Ubuntu hasn't been a good distro in general for a long time now - this goes back to more than a decade ago when they made the controversial decision to switch their default DE to their in-house developed Unity, instead of continuing to use Gnome. Unity was, at the time, bloated and clunky, and many people felt it was a wasted effort. Eventually Ubuntu abandoned Unity and adopted Gnome, and the whole community laughed at them like "lol, we told you so". This sort of pattern continued pretty much constantly, where Ubuntu would choose to go for their own, often inferior, in-house solutions - such as Mir instead of Wayland, Upstart instead of systemd, Snap instead of Flatpak etc. The most recent anger from the public comes from their decision to force Snap packages as the default over native packages (when most people prefer either native or Flatpak packages), and the taking over of LXD. In addition to such unpopular decisions, they've been criticized for including bloatware such as Amazon search, unwanted telemetry, or just the general bloat of unwanted apps and services that come by default, compared to stock Debian. Basically, Ubuntu has become the Windows Visa/8/11 of the Linux world.

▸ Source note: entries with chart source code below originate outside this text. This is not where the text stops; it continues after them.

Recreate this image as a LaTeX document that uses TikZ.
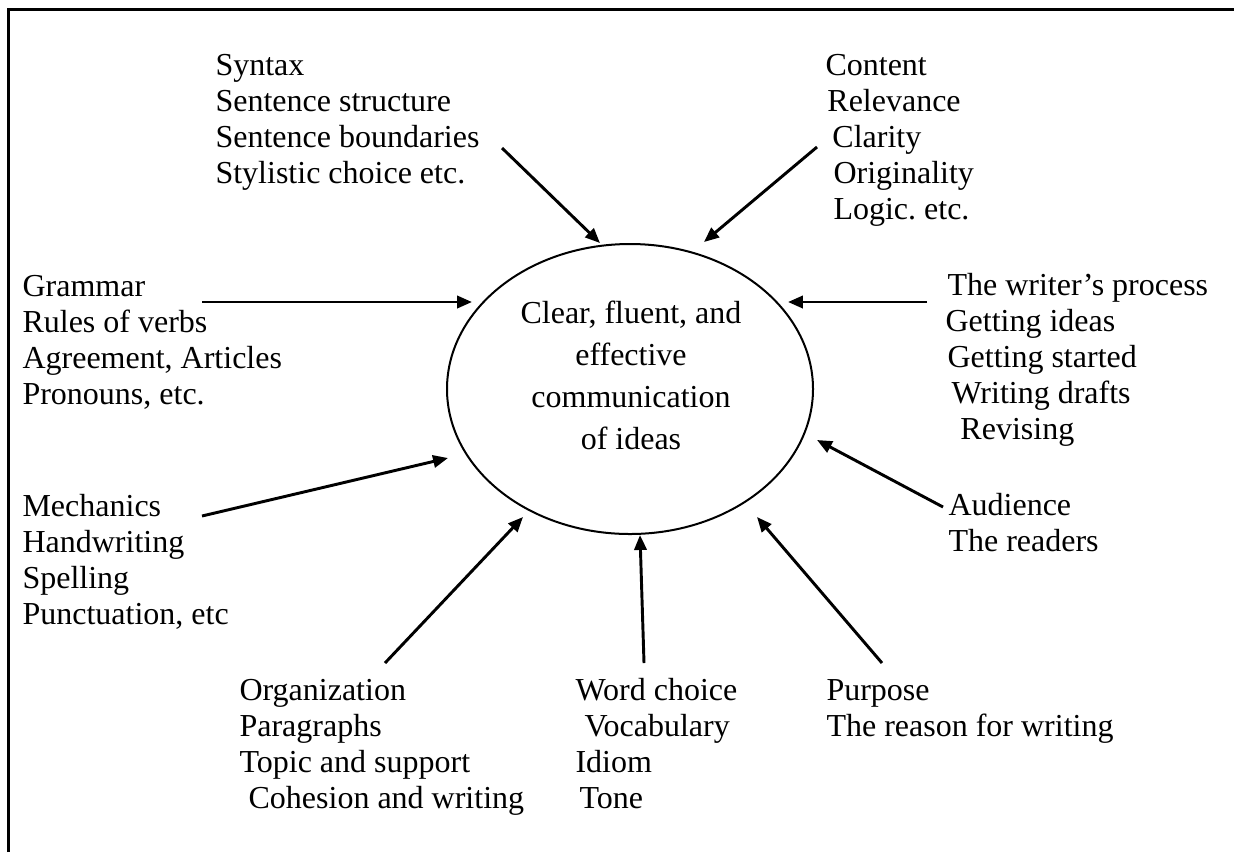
\documentclass[tikz,border=0pt]{standalone}
\usepackage{fontspec}
\setmainfont{Liberation Serif}
\usetikzlibrary{arrows.meta,shapes.geometric}
\frenchspacing

\begin{document}
\begin{tikzpicture}[
		x=0.375pt, y=-0.375pt,
		>={Triangle[length=5.6pt,width=4.6pt]},
		frame/.style={line width=1.1pt},
		hub/.style={draw, ellipse, line width=0.75pt, minimum width=137.25pt, minimum height=108.75pt, inner sep=0pt},
		hubtext/.style={anchor=north, inner sep=0pt, align=center, font=\fontsize{12}{15.75}\selectfont},
		items/.style={anchor=north west, inner sep=0pt, align=left, font=\fontsize{12}{13.5}\selectfont},
		link/.style={->, line width=1.1pt},
	]
	\useasboundingbox (0,0) rectangle (1234,852);

	% ---------- frame ----------
	\draw[frame] (8.5,852) -- (8.5,9.5) -- (1234,9.5);

	% ---------- centre ----------
	\node[hub] (hub) at (630,389) {};
	\node[hubtext] (hubtext) at (631,293.6)
	{\strut Clear, fluent, and\\effective\\communication\\of ideas};

	% ---------- factors ----------
	\node[items] (syntax) at (215,49.8)
	{\strut Syntax\\Sentence structure\\Sentence boundaries\\Stylistic choice etc.};
	\node[items] (content) at (825,49.8)
	{\strut Content\\\hspace*{0.7pt}Relevance\\\hspace*{2.6pt}Clarity\\\hspace*{3pt}Originality\\\hspace*{3pt}Logic. etc.};
	\node[items] (grammar) at (22,270.8)
	{\strut Grammar\\Rules of verbs\\Agreement, Articles\\Pronouns, etc.};
	\node[items] (process) at (945,269.8)
	{\strut\hspace*{0.75pt}The writer’s process\\Getting ideas\\\hspace*{0.75pt}Getting started\\\hspace*{2.25pt}Writing drafts\\\hspace*{5.6pt}Revising};
	\node[items] (mechanics) at (22,490.8)
	{\strut Mechanics\\Handwriting\\Spelling\\Punctuation, etc};
	\node[items] (audience) at (948,489.8)
	{\strut Audience\\The readers};
	\node[items] (organization) at (239,674.8)
	{\strut Organization\\Paragraphs\\Topic and support\\\hspace*{3.4pt}Cohesion and writing};
	\node[items] (wordchoice) at (575,674.8)
	{\strut Word choice\\\hspace*{3.4pt}Vocabulary\\Idiom\\\hspace*{1.5pt}Tone};
	\node[items] (purpose) at (826,674.8)
	{\strut Purpose\\The reason for writing};

	% ---------- arrows ----------
	\coordinate (syntax-from) at (502,148);
	\coordinate (syntax-to) at (600,243);
	\coordinate (content-from) at (817,147);
	\coordinate (content-to) at (704,242);
	\coordinate (grammar-from) at (202,302);
	\coordinate (grammar-to) at (472,302);
	\coordinate (process-from) at (927,302);
	\coordinate (process-to) at (788,302);
	\coordinate (mechanics-from) at (202,516);
	\coordinate (mechanics-to) at (448,458);
	\coordinate (audience-from) at (943,507);
	\coordinate (audience-to) at (817,440);
	\coordinate (organization-from) at (385,663);
	\coordinate (organization-to) at (523,517);
	\coordinate (wordchoice-from) at (644,663);
	\coordinate (wordchoice-to) at (640,535);
	\coordinate (purpose-from) at (882,663);
	\coordinate (purpose-to) at (757,517);

	\foreach \f in {syntax,content,grammar,process,mechanics,audience,organization,wordchoice,purpose}
		\draw[link] (\f-from) -- (\f-to);

\end{tikzpicture}
\end{document}
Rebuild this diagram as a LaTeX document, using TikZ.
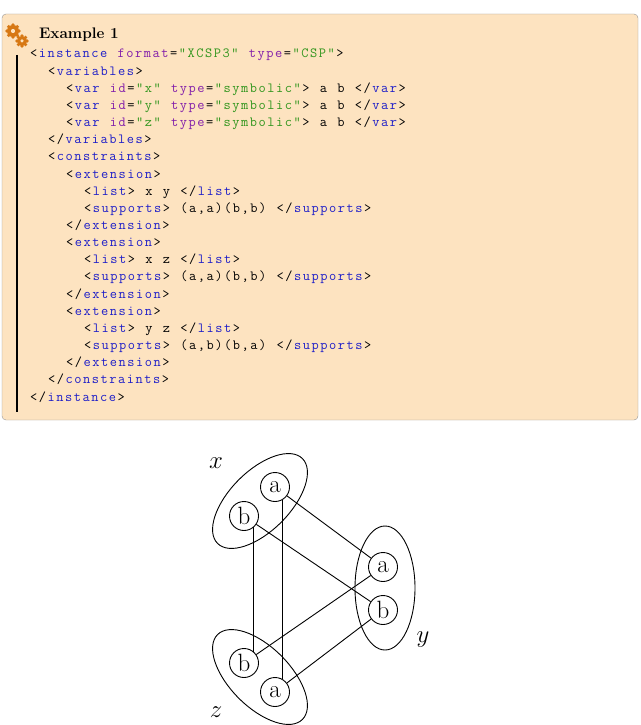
\documentclass[tikz,border=0pt]{standalone}
\usepackage{fontspec}
\newfontfamily\codefont{Latin Modern Mono}
\newcommand\codesetup{\fontsize{14}{15}\codefont}
\definecolor{boxbg}{RGB}{253,227,192}
\definecolor{boxfr}{RGB}{150,150,150}
\definecolor{tagc}{RGB}{30,30,200}
\definecolor{attc}{RGB}{130,30,170}
\definecolor{strc}{RGB}{50,150,30}
\definecolor{gear}{RGB}{215,120,20}
\newcommand\cB{\color{tagc}}
\newcommand\cP{\color{attc}}
\newcommand\cG{\color{strc}}
\newcommand\cK{\color{black}}
\newcommand\cS{\hspace*{8.75pt}}
\def\clstop{\clstop}
\newcommand\cl[1]{\clA#1\clstop}
\def\clA#1{\ifx#1\clstop\else\ifcat\noexpand#1\relax #1\else\makebox[8.75pt][l]{#1}\fi\expandafter\clA\fi}
\begin{document}
\begin{tikzpicture}[x=1pt,y=-1pt,
  codeline/.style={anchor=base west,inner sep=0pt,font=\codesetup},
  val/.style={circle,draw,line width=0.9pt,minimum size=29pt,inner sep=0pt,font=\fontsize{25}{26}\selectfont},
  edge/.style={line width=0.9pt},
  lab/.style={font=\fontsize{30}{32}\selectfont}]
\useasboundingbox (0,0) rectangle (640,725);
\draw[boxfr,fill=boxbg,rounded corners=4pt] (2,14) rectangle (638,420);
\draw[line width=2.5pt] (17,55) -- (17,412);
% gears
\foreach \cx/\cy/\r in {13/31/6,22/41/5}{
  \fill[gear] (\cx,\cy) circle (\r);
  \foreach \a in {0,45,...,315} \fill[gear] ([shift={(\a:\r)}]\cx,\cy) circle (1.8);
  \fill[boxbg] (\cx,\cy) circle (\r*0.35);
}
\node[anchor=base west,inner sep=0pt,font=\fontsize{15.3}{16}\bfseries] (title) at (39,38) {Example 1};
\def\L{17.15}
\node[codeline] (l1) at (30,58+0*\L) {\cl{<\cB instance\cS\cP format\cK=\cG"XCSP3"\cS\cP type\cK=\cG"CSP"\cK>}};
\node[codeline] (l2) at (48,58+1*\L) {\cl{<\cB variables\cK>}};
\node[codeline] (l3) at (66,58+2*\L) {\cl{<\cB var\cS\cP id\cK=\cG"x"\cS\cP type\cK=\cG"symbolic"\cK>\cS a\cS b\cS</\cB var\cK>}};
\node[codeline] (l4) at (66,58+3*\L) {\cl{<\cB var\cS\cP id\cK=\cG"y"\cS\cP type\cK=\cG"symbolic"\cK>\cS a\cS b\cS</\cB var\cK>}};
\node[codeline] (l5) at (66,58+4*\L) {\cl{<\cB var\cS\cP id\cK=\cG"z"\cS\cP type\cK=\cG"symbolic"\cK>\cS a\cS b\cS</\cB var\cK>}};
\node[codeline] (l6) at (48,58+5*\L) {\cl{</\cB variables\cK>}};
\node[codeline] (l7) at (48,58+6*\L) {\cl{<\cB constraints\cK>}};
\node[codeline] (l8) at (66,58+7*\L) {\cl{<\cB extension\cK>}};
\node[codeline] (l9) at (84,58+8*\L) {\cl{<\cB list\cK>\cS x\cS y\cS</\cB list\cK>}};
\node[codeline] (l10) at (84,58+9*\L) {\cl{<\cB supports\cK>\cS(a,a)(b,b)\cS</\cB supports\cK>}};
\node[codeline] (l11) at (66,58+10*\L) {\cl{</\cB extension\cK>}};
\node[codeline] (l12) at (66,58+11*\L) {\cl{<\cB extension\cK>}};
\node[codeline] (l13) at (84,58+12*\L) {\cl{<\cB list\cK>\cS x\cS z\cS</\cB list\cK>}};
\node[codeline] (l14) at (84,58+13*\L) {\cl{<\cB supports\cK>\cS(a,a)(b,b)\cS</\cB supports\cK>}};
\node[codeline] (l15) at (66,58+14*\L) {\cl{</\cB extension\cK>}};
\node[codeline] (l16) at (66,58+15*\L) {\cl{<\cB extension\cK>}};
\node[codeline] (l17) at (84,58+16*\L) {\cl{<\cB list\cK>\cS y\cS z\cS</\cB list\cK>}};
\node[codeline] (l18) at (84,58+17*\L) {\cl{<\cB supports\cK>\cS(a,b)(b,a)\cS</\cB supports\cK>}};
\node[codeline] (l19) at (66,58+18*\L) {\cl{</\cB extension\cK>}};
\node[codeline] (l20) at (48,58+19*\L) {\cl{</\cB constraints\cK>}};
\node[codeline] (l21) at (30,58+20*\L) {\cl{</\cB instance\cK>}};
% graph
\draw[line width=0.9pt,rotate around={45:(260,501)}] (260,501) ellipse (60 and 30);
\draw[line width=0.9pt] (385,588) ellipse (30 and 62);
\draw[line width=0.9pt,rotate around={-45:(260,677)}] (260,677) ellipse (60 and 30);
\node[val] (xa) at (275,487) {a};
\node[val] (xb) at (244,516) {b};
\node[val] (ya) at (383,567) {a};
\node[val] (yb) at (383,610) {b};
\node[val] (zb) at (244,663) {b};
\node[val] (za) at (275,692) {a};
\node[lab] (lx) at (216,463) {$x$};
\node[lab] (ly) at (423,640) {$y$};
\node[lab] (lz) at (216,712) {$z$};
\draw[edge] (xa) -- (ya);
\draw[edge] (xb) -- (yb);
\draw[edge] (zb) -- (ya);
\draw[edge] (za) -- (yb);
\draw[edge] (xa.300) -- (za.60);
\draw[edge] (xb.310) -- (zb.50);
\end{tikzpicture}
\end{document}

There are plenty of gaming oriented distros these days that are a much, much, better choice. These distros come with a gaming-optimised kernel, plus the newest mesa/wine/codecs/drivers out-of-the-box, and they include configs to make things like the newest game controllers and other gaming hardware work properly. Examples of such distros include Nobara, Bazzite, ChimeraOS etc. Or even a general distro such as Fedora, Pop!_OS, EndeavourOS, CachyOS etc would still be a much, much better choice than Ubuntu.
Honestly not really, but on top of recent hate due to snap and etc, I have deeper rooted frustrations from the pre-proton era and having to suffer through dependency hell with ppa and such when trying to use bleeding edge packages to get things working and squeeze out individual frames per second, plain debian not being much better at the time, and just getting old and not even having the patience to slamy keyboard any more.